Zudem versuchen die ukrainischen Behörden mit Einreiseverboten Einfluss auf die Berichterstattung vorwiegend kremltreuer Medien zu nehmen. So durften nach Angaben der Menschenrechtsorganisation Human Rights Watch drei Journalisten, die für die arabischen Programme von Russia Today arbeiten, nicht aus der Ukraine von der Präsidentenwahl berichten. Auch einem Russia-Today-Kameramann sowie seinem Assistenten verweigerten die ukrainischen Behörden die Einreise, ebenso wie zwei Journalisten-Teams des russischen Staatssenders VGTRK.
Eine Wahlberichterstattung vor Ort verweigerten die ukrainischen Behörden aber nicht nur den Mitarbeitern der Kreml-Propagandasender. Auch Ilja Azar, Sonderkorrespondent des liberalen Radiosenders Echo Moskvy, sowie der bekannte Blogger Ilyja Warlamow durften nicht aus der Ukraine berichten. Damit gehen die ukrainischen Behörden nicht besser gegen unliebsame Journalisten vor als die in Russland. Diese verhafteten fünf Journalisten, die von der Krim über die Gedenkfeierlichkeiten zum 70. Jahrestag der Deportation der Krimtataren berichten wollten.
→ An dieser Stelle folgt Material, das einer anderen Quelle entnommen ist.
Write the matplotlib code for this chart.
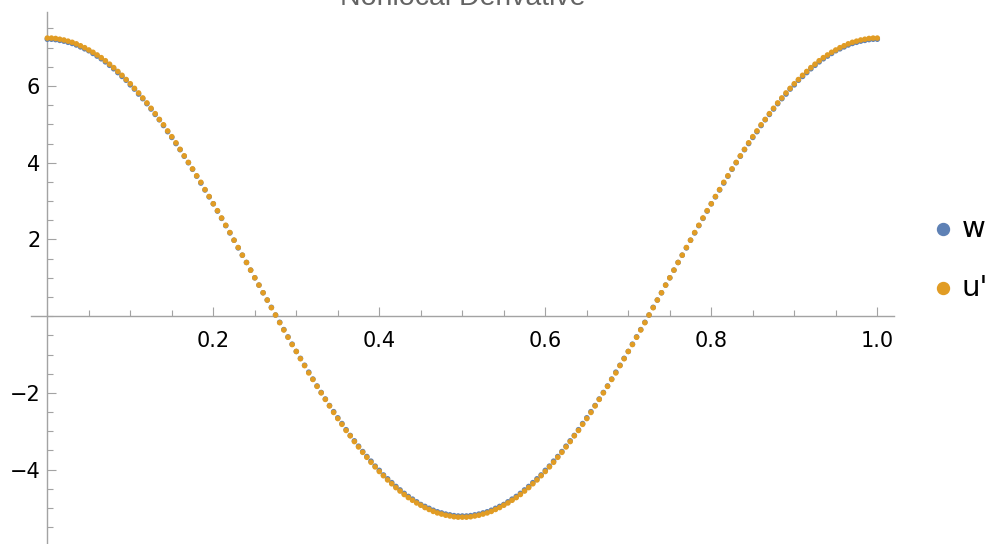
import matplotlib
matplotlib.use('Agg')
import matplotlib.pyplot as plt
from matplotlib.lines import Line2D
from matplotlib.ticker import FixedLocator, MultipleLocator, FuncFormatter

plt.rcParams['font.family'] = ['DejaVu Sans']

# ---------------- data ----------------
x_vals = [
    0.000, 0.005, 0.010, 0.015, 0.020, 0.025, 0.030, 0.035, 0.040, 0.045,
    0.050, 0.055, 0.060, 0.065, 0.070, 0.075, 0.080, 0.085, 0.090, 0.095,
    0.100, 0.105, 0.110, 0.115, 0.120, 0.125, 0.130, 0.135, 0.140, 0.145,
    0.150, 0.155, 0.160, 0.165, 0.170, 0.175, 0.180, 0.185, 0.190, 0.195,
    0.200, 0.205, 0.210, 0.215, 0.220, 0.225, 0.230, 0.235, 0.240, 0.245,
    0.250, 0.255, 0.260, 0.265, 0.270, 0.275, 0.280, 0.285, 0.290, 0.295,
    0.300, 0.305, 0.310, 0.315, 0.320, 0.325, 0.330, 0.335, 0.340, 0.345,
    0.350, 0.355, 0.360, 0.365, 0.370, 0.375, 0.380, 0.385, 0.390, 0.395,
    0.400, 0.405, 0.410, 0.415, 0.420, 0.425, 0.430, 0.435, 0.440, 0.445,
    0.450, 0.455, 0.460, 0.465, 0.470, 0.475, 0.480, 0.485, 0.490, 0.495,
    0.500, 0.505, 0.510, 0.515, 0.520, 0.525, 0.530, 0.535, 0.540, 0.545,
    0.550, 0.555, 0.560, 0.565, 0.570, 0.575, 0.580, 0.585, 0.590, 0.595,
    0.600, 0.605, 0.610, 0.615, 0.620, 0.625, 0.630, 0.635, 0.640, 0.645,
    0.650, 0.655, 0.660, 0.665, 0.670, 0.675, 0.680, 0.685, 0.690, 0.695,
    0.700, 0.705, 0.710, 0.715, 0.720, 0.725, 0.730, 0.735, 0.740, 0.745,
    0.750, 0.755, 0.760, 0.765, 0.770, 0.775, 0.780, 0.785, 0.790, 0.795,
    0.800, 0.805, 0.810, 0.815, 0.820, 0.825, 0.830, 0.835, 0.840, 0.845,
    0.850, 0.855, 0.860, 0.865, 0.870, 0.875, 0.880, 0.885, 0.890, 0.895,
    0.900, 0.905, 0.910, 0.915, 0.920, 0.925, 0.930, 0.935, 0.940, 0.945,
    0.950, 0.955, 0.960, 0.965, 0.970, 0.975, 0.980, 0.985, 0.990, 0.995,
    1.000,
]

w_vals = [
    7.22, 7.22, 7.21, 7.19, 7.17, 7.14, 7.11, 7.07, 7.02, 6.97,
    6.92, 6.85, 6.78, 6.71, 6.63, 6.54, 6.45, 6.35, 6.25, 6.15,
    6.03, 5.92, 5.79, 5.67, 5.54, 5.40, 5.26, 5.12, 4.97, 4.81,
    4.66, 4.50, 4.34, 4.17, 4.00, 3.83, 3.65, 3.47, 3.29, 3.11,
    2.93, 2.74, 2.55, 2.36, 2.17, 1.98, 1.78, 1.59, 1.40, 1.20,
    1.00, 0.81, 0.61, 0.42, 0.23, 0.03, -0.16, -0.35, -0.54, -0.73,
    -0.92, -1.10, -1.28, -1.46, -1.64, -1.82, -1.99, -2.16, -2.33, -2.49,
    -2.65, -2.80, -2.96, -3.11, -3.25, -3.39, -3.53, -3.66, -3.78, -3.91,
    -4.02, -4.14, -4.24, -4.34, -4.44, -4.53, -4.62, -4.70, -4.77, -4.84,
    -4.91, -4.96, -5.01, -5.06, -5.10, -5.13, -5.16, -5.18, -5.20, -5.21,
    -5.21,
    -5.21, -5.20, -5.18, -5.16, -5.13, -5.10, -5.06, -5.01, -4.96, -4.91,
    -4.84, -4.77, -4.70, -4.62, -4.53, -4.44, -4.34, -4.24, -4.14, -4.02,
    -3.91, -3.78, -3.66, -3.53, -3.39, -3.25, -3.11, -2.96, -2.80, -2.65,
    -2.49, -2.33, -2.16, -1.99, -1.82, -1.64, -1.46, -1.28, -1.10, -0.92,
    -0.73, -0.54, -0.35, -0.16, 0.03, 0.23, 0.42, 0.61, 0.81, 1.00,
    1.20, 1.40, 1.59, 1.78, 1.98, 2.17, 2.36, 2.55, 2.74, 2.93,
    3.11, 3.29, 3.47, 3.65, 3.83, 4.00, 4.17, 4.34, 4.50, 4.66,
    4.81, 4.97, 5.12, 5.26, 5.40, 5.54, 5.67, 5.79, 5.92, 6.03,
    6.15, 6.25, 6.35, 6.45, 6.54, 6.63, 6.71, 6.78, 6.85, 6.92,
    6.97, 7.02, 7.07, 7.11, 7.14, 7.17, 7.19, 7.21, 7.22, 7.22,
]

u_prime_vals = [
    7.25, 7.25, 7.24, 7.22, 7.20, 7.17, 7.14, 7.10, 7.05, 7.00,
    6.94, 6.88, 6.81, 6.74, 6.66, 6.57, 6.48, 6.38, 6.28, 6.17,
    6.06, 5.94, 5.82, 5.69, 5.56, 5.42, 5.28, 5.13, 4.99, 4.83,
    4.68, 4.52, 4.35, 4.18, 4.01, 3.84, 3.66, 3.49, 3.30, 3.12,
    2.93, 2.75, 2.56, 2.37, 2.18, 1.98, 1.79, 1.59, 1.40, 1.20,
    1.00, 0.81, 0.61, 0.42, 0.22, 0.03, -0.17, -0.36, -0.55, -0.74,
    -0.92, -1.11, -1.29, -1.48, -1.65, -1.83, -2.00, -2.17, -2.34, -2.51,
    -2.67, -2.82, -2.98, -3.12, -3.27, -3.41, -3.55, -3.68, -3.81, -3.93,
    -4.05, -4.16, -4.27, -4.37, -4.47, -4.56, -4.65, -4.73, -4.80, -4.87,
    -4.93, -4.99, -5.04, -5.09, -5.13, -5.16, -5.19, -5.21, -5.23, -5.24,
    -5.24,
    -5.24, -5.23, -5.21, -5.19, -5.16, -5.13, -5.09, -5.04, -4.99, -4.93,
    -4.87, -4.80, -4.73, -4.65, -4.56, -4.47, -4.37, -4.27, -4.16, -4.05,
    -3.93, -3.81, -3.68, -3.55, -3.41, -3.27, -3.12, -2.98, -2.82, -2.67,
    -2.51, -2.34, -2.17, -2.00, -1.83, -1.65, -1.48, -1.29, -1.11, -0.92,
    -0.74, -0.55, -0.36, -0.17, 0.03, 0.22, 0.42, 0.61, 0.81, 1.00,
    1.20, 1.40, 1.59, 1.79, 1.98, 2.18, 2.37, 2.56, 2.75, 2.93,
    3.12, 3.30, 3.49, 3.66, 3.84, 4.01, 4.18, 4.35, 4.52, 4.68,
    4.83, 4.99, 5.13, 5.28, 5.42, 5.56, 5.69, 5.82, 5.94, 6.06,
    6.17, 6.28, 6.38, 6.48, 6.57, 6.66, 6.74, 6.81, 6.88, 6.94,
    7.00, 7.05, 7.10, 7.14, 7.17, 7.20, 7.22, 7.24, 7.25, 7.25,
]

series_labels = ["w", "u'"]
series_colors = ["#5e81b5", "#e19c24"]
title_text = "Nonlocal Derivative"
x_major_ticks = [0.2, 0.4, 0.6, 0.8, 1.0]
y_major_ticks = [-4, -2, 2, 4, 6]

# ---------------- figure ----------------
W, H = 995, 544
fig = plt.figure(figsize=(W / 100, H / 100), dpi=100)
ax_left, ax_right, ax_top = 30.7, 894.3, 12.0
ax = fig.add_axes([ax_left / W, 0.0, (ax_right - ax_left) / W, (H - ax_top) / H])
ax.set_xlim(-0.02, 1.0205)
ax.set_ylim(-5.94, 7.93)
ax.patch.set_alpha(0)

ax.scatter(x_vals, w_vals, s=16, color=series_colors[0], edgecolors='none', zorder=3)
ax.scatter(x_vals, u_prime_vals, s=16, color=series_colors[1], edgecolors='none', zorder=4)

axis_color = '#a3a3a3'
for side in ['top', 'right']:
    ax.spines[side].set_visible(False)
ax.spines['left'].set_position(('data', 0))
ax.spines['bottom'].set_position(('data', 0))
for side in ['left', 'bottom']:
    ax.spines[side].set_color(axis_color)
    ax.spines[side].set_linewidth(1.0)

ax.xaxis.set_major_locator(FixedLocator(x_major_ticks))
ax.xaxis.set_minor_locator(MultipleLocator(0.05))
ax.yaxis.set_major_locator(FixedLocator(y_major_ticks))
ax.yaxis.set_minor_locator(MultipleLocator(0.5))

fmt_x = FuncFormatter(lambda v, p: f"{v:.1f}")
fmt_y = FuncFormatter(lambda v, p: f"{int(round(v))}".replace('-', '\u2212'))
ax.xaxis.set_major_formatter(fmt_x)
ax.yaxis.set_major_formatter(fmt_y)

ax.tick_params(axis='both', which='both', direction='in', color=axis_color,
               width=0.8, labelcolor='black', labelsize=15)
ax.tick_params(axis='both', which='major', length=6.5)
ax.tick_params(axis='both', which='minor', length=4.0)
ax.tick_params(axis='x', which='major', pad=10.4)
ax.tick_params(axis='y', which='major', pad=5.0)

# title (partly cut off at the top, as in the reference)
fig.text((ax_left + ax_right) / 2 / W, 1 - 4.7 / H, title_text, ha='center',
         va='baseline', fontsize=20.5, color='#646464', family='Liberation Sans')

# legend on the right
leg_x_dot = 943
leg_x_text = 962
leg_y = [229, 288]
for lab, col, yy in zip(series_labels, series_colors, leg_y):
    fig.add_artist(Line2D([leg_x_dot / W], [1 - yy / H], transform=fig.transFigure,
                          marker='o', markersize=8.6, color=col, linestyle='none'))
    fig.text(leg_x_text / W, 1 - yy / H, lab, ha='left', va='center',
             fontsize=21, color='black')

fig.savefig('out.png', dpi=100)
Was bleibt, sind hilflose Appelle von internationalen Journalistenverbänden. "Wir rufen alle Seiten im Ukraine-Konflikt auf, den Status der Journalisten als Zivilisten zu respektieren und ihnen eine freie Berichterstattung zu erlauben", forderte Muzarrat Sulejmanow vom Komitee zum Schutz von Journalisten. Doch die Forderung dürfte ungehört bleiben. Auch deshalb, weil sich viele ukrainische und russische Medien einen üblen Propagandakrieg liefern. Mit Nachrichten, die sich selbst ad absurdum führen, wie der russische Staatssender "Erster Kanal" am Sonntag bewiesen hat. Dieser veröffentlichte eine Hochrechnung, laut der Dmytro Jarosch, Anführer des Rechten Sektors, mit 37.13 Prozent den ersten Durchgang der Präsidentschaftswahlen für sich entschieden hat. In Wirklichkeit erhielt Jarosch jedoch nur 0.7 Prozent der abgegebenen Stimmen.